---- Data records

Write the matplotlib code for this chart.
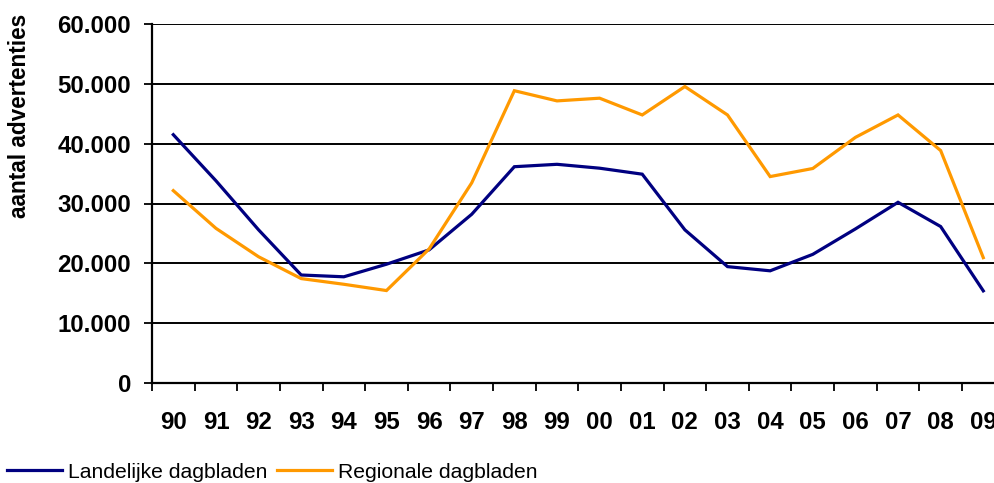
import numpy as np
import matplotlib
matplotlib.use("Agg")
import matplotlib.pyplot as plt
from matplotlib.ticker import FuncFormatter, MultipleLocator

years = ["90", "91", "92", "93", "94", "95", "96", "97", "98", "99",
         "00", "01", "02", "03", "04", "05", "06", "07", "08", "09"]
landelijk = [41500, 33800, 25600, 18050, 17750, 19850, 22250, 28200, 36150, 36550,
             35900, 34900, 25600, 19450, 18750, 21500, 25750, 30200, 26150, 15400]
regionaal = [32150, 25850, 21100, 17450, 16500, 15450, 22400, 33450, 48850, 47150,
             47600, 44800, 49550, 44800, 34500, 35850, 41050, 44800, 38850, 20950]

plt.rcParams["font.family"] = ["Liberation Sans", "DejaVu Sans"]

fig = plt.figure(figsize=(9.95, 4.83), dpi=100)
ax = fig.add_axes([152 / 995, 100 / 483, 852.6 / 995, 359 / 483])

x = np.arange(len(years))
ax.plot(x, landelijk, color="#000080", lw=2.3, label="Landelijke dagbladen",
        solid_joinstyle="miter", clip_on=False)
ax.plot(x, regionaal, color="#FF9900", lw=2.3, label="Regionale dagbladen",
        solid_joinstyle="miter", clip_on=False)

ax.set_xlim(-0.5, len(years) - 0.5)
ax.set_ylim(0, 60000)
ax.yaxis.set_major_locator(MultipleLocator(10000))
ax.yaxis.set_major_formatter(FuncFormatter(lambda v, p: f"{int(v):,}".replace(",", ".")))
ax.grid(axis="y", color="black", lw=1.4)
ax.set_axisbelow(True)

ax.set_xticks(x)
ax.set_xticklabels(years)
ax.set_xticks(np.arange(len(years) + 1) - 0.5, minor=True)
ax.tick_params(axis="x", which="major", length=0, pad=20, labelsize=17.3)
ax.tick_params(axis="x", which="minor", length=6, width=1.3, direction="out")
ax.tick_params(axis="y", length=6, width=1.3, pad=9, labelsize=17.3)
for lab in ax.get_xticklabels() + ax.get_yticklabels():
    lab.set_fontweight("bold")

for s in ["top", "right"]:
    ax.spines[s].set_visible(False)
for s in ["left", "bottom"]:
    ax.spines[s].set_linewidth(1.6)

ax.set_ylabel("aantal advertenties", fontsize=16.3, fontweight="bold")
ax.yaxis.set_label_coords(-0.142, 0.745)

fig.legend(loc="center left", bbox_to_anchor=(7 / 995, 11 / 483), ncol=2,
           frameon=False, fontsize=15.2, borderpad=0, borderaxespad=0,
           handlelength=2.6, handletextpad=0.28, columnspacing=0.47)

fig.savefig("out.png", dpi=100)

--------
---- Data records

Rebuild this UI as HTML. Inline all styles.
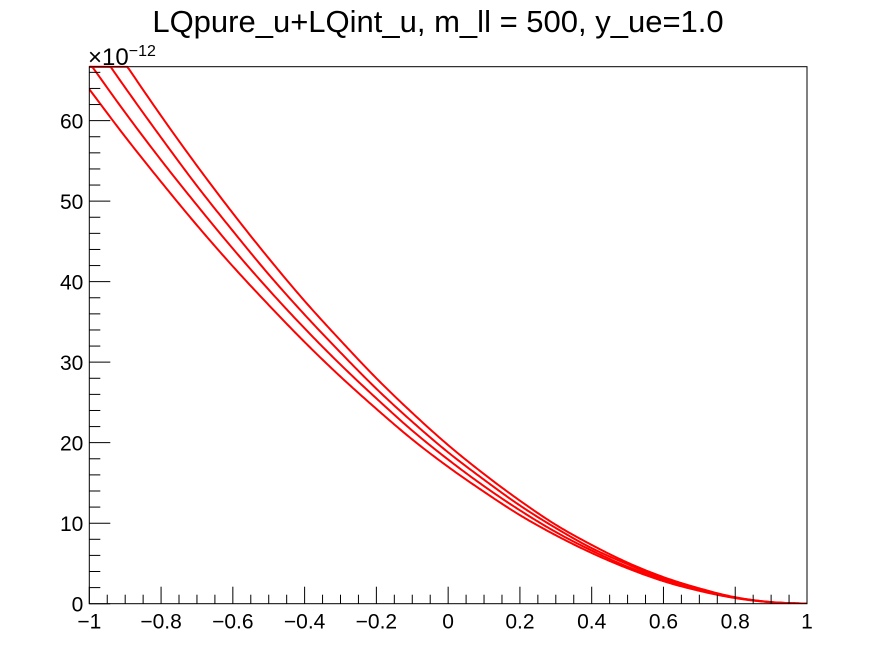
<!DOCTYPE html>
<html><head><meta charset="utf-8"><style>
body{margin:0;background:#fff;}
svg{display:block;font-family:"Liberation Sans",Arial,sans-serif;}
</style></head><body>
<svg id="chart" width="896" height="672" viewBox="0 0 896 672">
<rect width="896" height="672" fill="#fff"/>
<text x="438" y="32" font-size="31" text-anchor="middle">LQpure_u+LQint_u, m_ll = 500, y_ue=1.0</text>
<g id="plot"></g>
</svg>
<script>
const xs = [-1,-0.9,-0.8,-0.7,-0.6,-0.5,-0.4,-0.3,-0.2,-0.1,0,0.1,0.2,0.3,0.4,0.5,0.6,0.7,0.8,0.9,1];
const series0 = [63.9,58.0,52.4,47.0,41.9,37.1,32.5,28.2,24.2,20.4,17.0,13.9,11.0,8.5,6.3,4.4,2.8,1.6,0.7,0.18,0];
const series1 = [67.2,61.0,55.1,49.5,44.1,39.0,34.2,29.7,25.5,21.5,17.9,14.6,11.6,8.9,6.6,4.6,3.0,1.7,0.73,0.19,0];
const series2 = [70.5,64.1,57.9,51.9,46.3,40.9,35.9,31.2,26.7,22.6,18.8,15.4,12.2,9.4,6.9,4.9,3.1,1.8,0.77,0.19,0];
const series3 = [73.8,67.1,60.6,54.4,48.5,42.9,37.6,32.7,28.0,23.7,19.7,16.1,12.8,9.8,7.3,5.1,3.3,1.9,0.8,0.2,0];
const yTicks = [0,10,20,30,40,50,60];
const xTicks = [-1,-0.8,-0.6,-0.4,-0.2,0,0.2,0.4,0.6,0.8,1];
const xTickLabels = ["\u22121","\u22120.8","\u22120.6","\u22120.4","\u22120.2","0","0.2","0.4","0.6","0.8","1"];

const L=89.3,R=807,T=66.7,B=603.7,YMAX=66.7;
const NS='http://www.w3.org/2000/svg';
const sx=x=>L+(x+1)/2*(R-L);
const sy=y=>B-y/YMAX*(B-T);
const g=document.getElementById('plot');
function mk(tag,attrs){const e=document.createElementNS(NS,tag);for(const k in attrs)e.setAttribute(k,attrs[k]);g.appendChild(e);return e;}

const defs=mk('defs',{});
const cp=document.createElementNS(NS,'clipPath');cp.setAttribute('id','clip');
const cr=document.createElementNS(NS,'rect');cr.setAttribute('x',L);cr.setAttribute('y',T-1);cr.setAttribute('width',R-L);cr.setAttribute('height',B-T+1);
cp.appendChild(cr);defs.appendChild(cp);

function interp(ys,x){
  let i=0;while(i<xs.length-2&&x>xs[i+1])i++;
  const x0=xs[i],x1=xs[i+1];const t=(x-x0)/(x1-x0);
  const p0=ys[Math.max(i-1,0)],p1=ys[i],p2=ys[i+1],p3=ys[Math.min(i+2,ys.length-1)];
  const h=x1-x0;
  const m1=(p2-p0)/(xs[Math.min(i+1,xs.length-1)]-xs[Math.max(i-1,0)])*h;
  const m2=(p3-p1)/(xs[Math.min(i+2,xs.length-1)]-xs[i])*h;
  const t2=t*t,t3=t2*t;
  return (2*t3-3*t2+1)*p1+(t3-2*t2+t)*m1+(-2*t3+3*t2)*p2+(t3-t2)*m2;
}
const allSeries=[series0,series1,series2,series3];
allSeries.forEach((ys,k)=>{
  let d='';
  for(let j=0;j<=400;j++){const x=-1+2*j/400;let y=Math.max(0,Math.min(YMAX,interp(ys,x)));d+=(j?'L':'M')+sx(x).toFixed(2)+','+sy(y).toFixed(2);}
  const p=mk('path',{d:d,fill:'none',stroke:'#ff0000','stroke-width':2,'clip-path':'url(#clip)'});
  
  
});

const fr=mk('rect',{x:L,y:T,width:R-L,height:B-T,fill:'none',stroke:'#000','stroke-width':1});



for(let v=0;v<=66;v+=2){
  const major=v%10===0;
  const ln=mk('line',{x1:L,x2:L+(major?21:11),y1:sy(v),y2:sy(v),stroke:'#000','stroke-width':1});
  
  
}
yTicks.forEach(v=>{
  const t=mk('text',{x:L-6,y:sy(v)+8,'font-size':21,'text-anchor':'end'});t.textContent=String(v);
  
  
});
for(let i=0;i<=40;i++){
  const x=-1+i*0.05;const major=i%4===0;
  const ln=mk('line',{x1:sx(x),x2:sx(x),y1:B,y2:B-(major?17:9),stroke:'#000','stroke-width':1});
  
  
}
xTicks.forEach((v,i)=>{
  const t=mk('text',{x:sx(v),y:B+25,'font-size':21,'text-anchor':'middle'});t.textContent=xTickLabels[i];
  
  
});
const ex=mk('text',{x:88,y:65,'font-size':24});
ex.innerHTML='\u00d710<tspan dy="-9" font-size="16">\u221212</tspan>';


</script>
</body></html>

--------

- **What to produce**
Take the stretch from the line containing "Write the matplotlib code for this chart." through the line containing "from matplotlib.ticker import" and reproduce it exactly, both ends included. Omit the pictures.

- **Finished exercise**
Write the matplotlib code for this chart.
import numpy as np
import matplotlib
matplotlib.use("Agg")
import matplotlib.pyplot as plt
from matplotlib.ticker import FuncFormatter, MultipleLocator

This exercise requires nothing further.